### [Work to be completed]
Can you print the data exactly and leave out each image?
·····
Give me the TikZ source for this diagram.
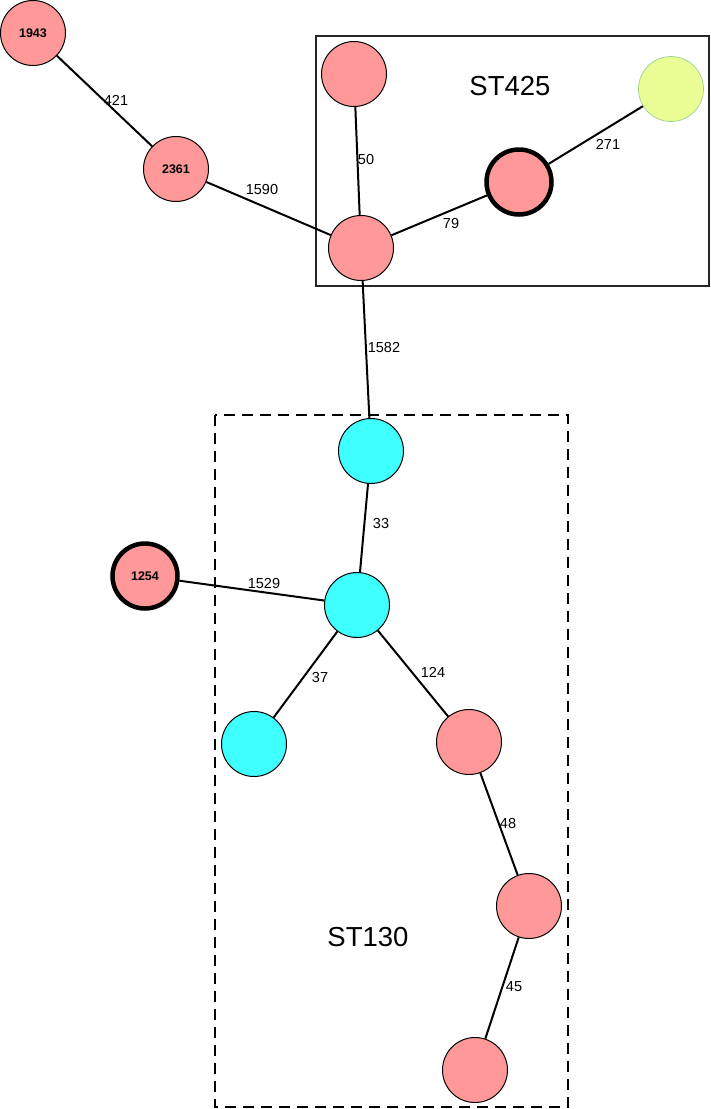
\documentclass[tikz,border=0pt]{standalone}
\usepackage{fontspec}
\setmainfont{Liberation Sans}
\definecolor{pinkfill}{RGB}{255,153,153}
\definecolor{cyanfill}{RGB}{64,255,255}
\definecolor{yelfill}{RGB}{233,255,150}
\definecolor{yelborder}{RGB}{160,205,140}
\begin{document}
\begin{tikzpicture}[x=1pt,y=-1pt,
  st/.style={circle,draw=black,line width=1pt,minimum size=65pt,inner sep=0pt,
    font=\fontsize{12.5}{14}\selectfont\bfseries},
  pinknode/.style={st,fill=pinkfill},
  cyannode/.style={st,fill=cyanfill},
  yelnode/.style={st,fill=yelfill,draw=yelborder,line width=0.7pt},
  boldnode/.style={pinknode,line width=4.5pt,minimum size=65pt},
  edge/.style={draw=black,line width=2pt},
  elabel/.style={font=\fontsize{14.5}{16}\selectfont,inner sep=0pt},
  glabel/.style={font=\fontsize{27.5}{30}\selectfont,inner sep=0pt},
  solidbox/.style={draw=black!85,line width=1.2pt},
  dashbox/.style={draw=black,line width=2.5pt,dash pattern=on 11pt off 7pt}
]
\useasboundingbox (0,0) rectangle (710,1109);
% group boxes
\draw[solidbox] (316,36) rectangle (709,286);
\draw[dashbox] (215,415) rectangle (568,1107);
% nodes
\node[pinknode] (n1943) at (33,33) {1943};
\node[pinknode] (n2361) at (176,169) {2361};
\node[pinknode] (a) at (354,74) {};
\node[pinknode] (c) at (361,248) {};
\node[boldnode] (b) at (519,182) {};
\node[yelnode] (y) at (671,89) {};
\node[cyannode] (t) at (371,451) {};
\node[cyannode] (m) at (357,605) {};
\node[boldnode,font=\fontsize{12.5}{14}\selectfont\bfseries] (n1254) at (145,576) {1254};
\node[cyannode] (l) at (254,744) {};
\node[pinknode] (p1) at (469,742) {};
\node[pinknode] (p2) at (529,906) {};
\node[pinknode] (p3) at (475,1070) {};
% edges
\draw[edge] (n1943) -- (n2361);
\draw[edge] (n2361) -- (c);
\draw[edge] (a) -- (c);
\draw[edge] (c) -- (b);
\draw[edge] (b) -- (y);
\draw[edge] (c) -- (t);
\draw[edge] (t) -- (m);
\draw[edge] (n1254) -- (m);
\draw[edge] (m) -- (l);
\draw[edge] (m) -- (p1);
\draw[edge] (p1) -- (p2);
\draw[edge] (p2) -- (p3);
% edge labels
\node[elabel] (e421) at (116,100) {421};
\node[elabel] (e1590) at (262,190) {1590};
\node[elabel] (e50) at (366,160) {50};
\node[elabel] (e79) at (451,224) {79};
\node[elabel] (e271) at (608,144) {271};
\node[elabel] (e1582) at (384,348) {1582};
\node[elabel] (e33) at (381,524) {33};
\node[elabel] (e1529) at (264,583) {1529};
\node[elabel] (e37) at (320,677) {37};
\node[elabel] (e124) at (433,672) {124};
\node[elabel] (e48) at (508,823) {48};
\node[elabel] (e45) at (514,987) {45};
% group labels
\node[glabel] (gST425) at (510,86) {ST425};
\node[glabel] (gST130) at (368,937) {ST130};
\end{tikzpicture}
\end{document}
·····
### [Solution for this exercise]
Give me the TikZ source for this diagram.
\documentclass[tikz,border=0pt]{standalone}
\usepackage{fontspec}
\setmainfont{Liberation Sans}
\definecolor{pinkfill}{RGB}{255,153,153}
\definecolor{cyanfill}{RGB}{64,255,255}
\definecolor{yelfill}{RGB}{233,255,150}
\definecolor{yelborder}{RGB}{160,205,140}
\begin{document}
\begin{tikzpicture}[x=1pt,y=-1pt,
  st/.style={circle,draw=black,line width=1pt,minimum size=65pt,inner sep=0pt,
    font=\fontsize{12.5}{14}\selectfont\bfseries},
  pinknode/.style={st,fill=pinkfill},
  cyannode/.style={st,fill=cyanfill},
  yelnode/.style={st,fill=yelfill,draw=yelborder,line width=0.7pt},
  boldnode/.style={pinknode,line width=4.5pt,minimum size=65pt},
  edge/.style={draw=black,line width=2pt},
  elabel/.style={font=\fontsize{14.5}{16}\selectfont,inner sep=0pt},
  glabel/.style={font=\fontsize{27.5}{30}\selectfont,inner sep=0pt},
  solidbox/.style={draw=black!85,line width=1.2pt},
  dashbox/.style={draw=black,line width=2.5pt,dash pattern=on 11pt off 7pt}
]
\useasboundingbox (0,0) rectangle (710,1109);
% group boxes
\draw[solidbox] (316,36) rectangle (709,286);
\draw[dashbox] (215,415) rectangle (568,1107);
% nodes
\node[pinknode] (n1943) at (33,33) {1943};
\node[pinknode] (n2361) at (176,169) {2361};
\node[pinknode] (a) at (354,74) {};
\node[pinknode] (c) at (361,248) {};
\node[boldnode] (b) at (519,182) {};
\node[yelnode] (y) at (671,89) {};
\node[cyannode] (t) at (371,451) {};
\node[cyannode] (m) at (357,605) {};
\node[boldnode,font=\fontsize{12.5}{14}\selectfont\bfseries] (n1254) at (145,576) {1254};
\node[cyannode] (l) at (254,744) {};
\node[pinknode] (p1) at (469,742) {};
\node[pinknode] (p2) at (529,906) {};
\node[pinknode] (p3) at (475,1070) {};
% edges
\draw[edge] (n1943) -- (n2361);
\draw[edge] (n2361) -- (c);
\draw[edge] (a) -- (c);
\draw[edge] (c) -- (b);
\draw[edge] (b) -- (y);
\draw[edge] (c) -- (t);
\draw[edge] (t) -- (m);
\draw[edge] (n1254) -- (m);
\draw[edge] (m) -- (l);
\draw[edge] (m) -- (p1);
\draw[edge] (p1) -- (p2);
\draw[edge] (p2) -- (p3);
% edge labels
\node[elabel] (e421) at (116,100) {421};
\node[elabel] (e1590) at (262,190) {1590};
\node[elabel] (e50) at (366,160) {50};
\node[elabel] (e79) at (451,224) {79};
\node[elabel] (e271) at (608,144) {271};
\node[elabel] (e1582) at (384,348) {1582};
\node[elabel] (e33) at (381,524) {33};
\node[elabel] (e1529) at (264,583) {1529};
\node[elabel] (e37) at (320,677) {37};
\node[elabel] (e124) at (433,672) {124};
\node[elabel] (e48) at (508,823) {48};
\node[elabel] (e45) at (514,987) {45};
% group labels
\node[glabel] (gST425) at (510,86) {ST425};
\node[glabel] (gST130) at (368,937) {ST130};
\end{tikzpicture}
\end{document}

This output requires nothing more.